We don’t know much about Jollie, the man who supposedly invented the glass box. According to Ellery he may have been a publisher of sheet music. But his design was simple and elegant. The glass globe had a metal lid with a hole smaller than a dime.
EF: You'd have to roll up your ballot really tight, almost like a pencil or a cigarette, to get it through the opening, and then it would kind of unfurl in the globe.
As the votes piled up, every voter could see, with perfect clarity, the piecemeal work of democracy.
EF: At the same time it also seemed to so encapsulate the idea of transparency in voting: a combination of the materials and the form itself.
The distinctive globe shape appears often in political cartoons of the time, serving as a symbol of pure democracy. Ellery showed me a political cartoon in which Uncle Sam and Miss Columbia, two allegorical representations of the United States, stand in a filthy room. Graffiti’s scrawled across the walls. There’s rubble on the floor.
EF: They've got bars of what's labeled “Reform Soap,” and they're looking around in this kind of disgusted way. They're really trying to take over and make right this room that has just become so sullied by corruption. And in this instance, Uncle Sam is shown rolling up his sleeves and wearing an apron, and very optimistically cleaning the glass ballot box.
He’s making the box pure.
EF: I think that in many ways, the ballot box became this object onto which a lot of people's fears and concerns and hopes were projected.
The image of the glass globe let voters imagine democracy anew: flawless and transparent as finely blown glass.
It’s a nice image, but it proved to be little more than that: an image. Within the year, a newspaper editorial had accused the New York City mayor of a murky plot. Mr. Jollie was a frontman, it seemed. The mayor’s people had had the boxes made for cheap and then bought them from themselves, using the city’s money, at three times their production cost.
EF: So even this thing itself that was supposed to be kind of this hopeful emblem of democracy and transparency was now in the midst of this swirl of charges of corruption and nepotism.
That’s the problem with transparency. Claims of total clarity can hide more than solid wood, through misdirection.
The boxes fell out of use—or out of political use, at least. Some people began using them as fish tanks.
EF: I also came across a clipping from a California collector who talked about his mother using it to pickle peaches.
Still, the image lived on for decades in political cartoons. The symbolic object outlived the physical globe. One could immediately recognize it as an ideal of the democratic process, perhaps never to be attained, but imaginable all the same.
Transparency remains a fertile aspirational metaphor. After the reunification of Germany, the dome of the Reichstag in Berlin was rebuilt in glass rather than stone, so that visitors can stand on the roof and look down on government proceedings that are literally transparent.
Today, Ellery says, our voting objects bear out a different vision of democracy. In the early twentieth century we began to prize the idea of voting in solitude.
EF: People have become much more interested in the privacy, the secrecy, of the ballot. Of that as a sacred activity that's kind of between you and your conscience, that no one else should know who you're voting for.

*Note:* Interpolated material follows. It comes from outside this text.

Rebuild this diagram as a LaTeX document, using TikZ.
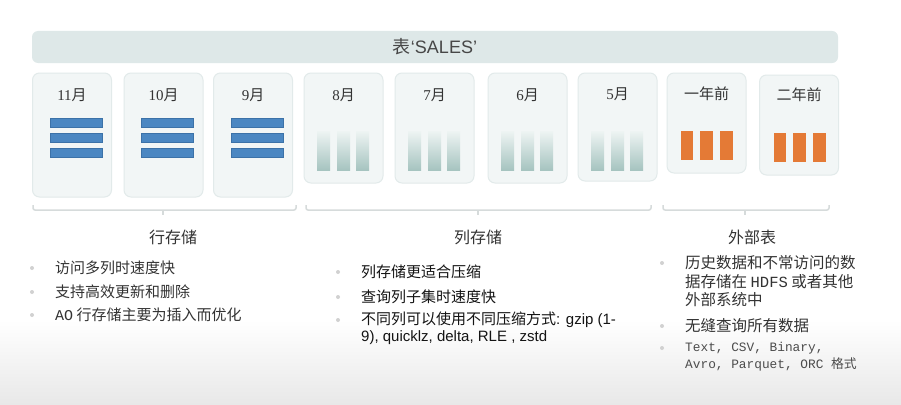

This, in turn, came from anxieties about politicians paying voters at the polling place—or threatening them.
EF: If only you and your conscience know who you voted for, there's no way of then securing a favor.
Behind the curtain, inside a booth, voting is supposed to become a communion between the individual and the ideal of democracy. It’s a kind of political Lutheranism. The institutions through which democracy exists in the world are supposed to fall away. It’s supposed to feel like that, at least. It’s just you, the ballot, and your marker. I’ll be alone at that touch screen, touching my candidate’s name.